デイヴィッド・クローネンバーグ監督、「スパイダー」で20年ぶりの来日!! 『記憶というのは、想い出すたびに書き換えられるものなんだよ』
デイヴィッド・クローネンバーグ監督がなんと20年ぶり(「デッドゾーン」以来)の来日を果たした。新作「スパイダー 少年は蜘蛛にキスをする」ではレイフ・ファインズが母の記憶に拘泥する孤独な精神病者を演じ、カンヌ映画祭などで絶賛を受けた。29日に渋谷・HMVで行われた記者会見ではテーマがテーマだけにか、監督が監督なだけにか、終始哲学的な質問が飛び交った。なお、来日に先駆け、日本の映画業界関係者が選ぶ「クローネンバーグ作品ベスト3」を実施。当日、クロ−ネンバーグを前にしての発表も行われた。ベスト3は、第三位が「戦慄の絆」、第二位が「裸のランチ」、第一位が「ザ・フライ」。この結果に対し、「日本のマスコミの皆さんは多様性に富んでいていいね。3つとも全然違うタイプの映画だろう。今回の『スパイダー』も気に入ってもらえたら嬉しいね」(クローネンバーグ)とのこと。

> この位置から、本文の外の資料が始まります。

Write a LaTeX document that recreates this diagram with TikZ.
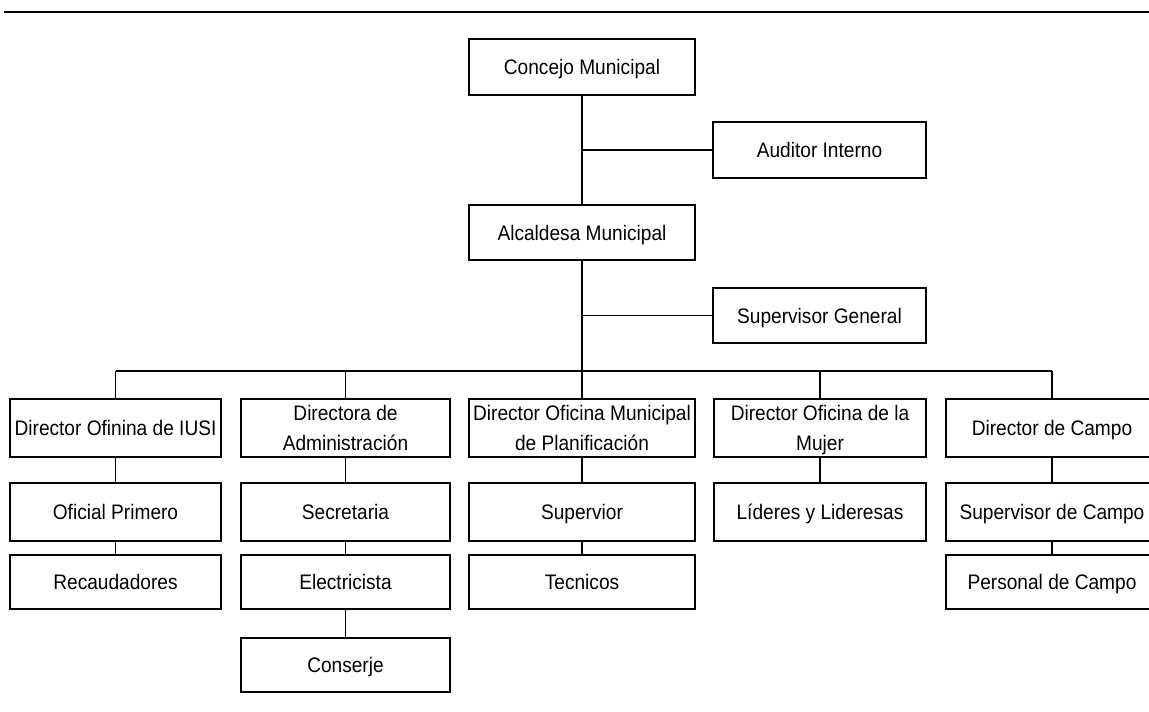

※『スパイダー 少年は蜘蛛にキスをする』は3月29日よりロードショー!!
ーー本作のテーマについて教えてください。
本作の主人公は非常に実存主義的な存在だ。一言で言ってしまえば、アイデンティティを模索し、記憶を辿るという物語だろう。
ーーレイフ・ファインズの役作りについて。劇中での表現は彼独自のものなのでしょうか。監督はどのようなアドバイスをしたのでしょうか。
あの役は非常に複雑なキャラクターだ。僕とレイフはいろんなことについて話し合ったよ。詩的なことーー例えば記憶とは何か、自分という存在は何か、ということに始まり、もっと視覚的なことーー彼の髪型はどんなで、果たして洗っているのかということ、コートのラインやそれがどのくらい汚れているのかということ、スーツケースの中身のこと・・・。特にスーツケースの中身は彼の人生をそのまま表しているのだから非常に重要なことだった。実際、あの鞄を持ってレイフに移動してもらったこともあった。主人公デニスの心情を理解するためにね。
演技の根本的な部分はレイフに全てを任せた。彼はコンセプトを自分の身体に置きかえることのできる、珍しいタイプの役者なんだ。多くの役者がまず感情を押しだして演技をする。けれど、レイフは違う。自分の身体でそれを表現してくれる本当に素晴らしい俳優だ。茶目っけがあって楽しい人だったし、また、仕事を一緒にしたいと思うね。
ーー精神的に病んだ人物が語り手となるわけですが、監督自身はセラピーなどの経験は?
セラピーは受けたことがない。本当の話、自分が知っている人間のなかで自分が一番精神的に安定していると思うよ(笑)。だけど、精神崩壊というテーマには興味がつきない。自己のアイデンティティというテーマと同じようにね。これについては俳優という職業が一番詳しいだろう。彼らは常にそれを模索しているから。自分とは誰か、この役はどんな人物か、という具合に。
ーー原作のもつジメジメとした触感を映画化にあたって、やはり意識されましたか。
劇中でも現われていれば嬉しいのだけれど。イギリス特有のジメッとした感じ、例えば壁紙に生えたカビとか、美術には気をつかったね。また、主人公は自分がガス臭いと思っている。実際にはそんなことはないんだけれど、脳のしくみ、記憶のしくみには匂いが深く関わっている。そうした嗅覚的な部分も大切にしたかったんだ。
ーー自分が信じていたはずのことが、実は幻想に過ぎないかもしれない。そのような経験はありますか。
記憶というものは作り上げていくものだと思う。同じ記憶であっても、それを思いだすたびに何らかの脚色をしたり、知らずに演出を加えてたりするものだ。記憶はつかみどころがなく、いつも変わっていくものだろう。
ーー人間の深部に触れる作品が多いと思いますが、それを表現するにはやはり、ダークサイドに焦点を当てるべきだと思いますか?
もちろん、人間のさまざまな側面に関心がある。ただ、バーナード・ショーも言っていたようにドラマというのは人生とは違った対立や葛藤が必要になってくるものだと思う。
多分、誰しも経験があるのでは、と思うのはハリウッドのコメディを見て逆に気分が落ち込んだり、暗い内容の映画を見て高揚感を味わったり、わくわくする気分になったり。選ぶテーマは必ずしも観る者の心に直接的に影響するものじゃないと思うしね。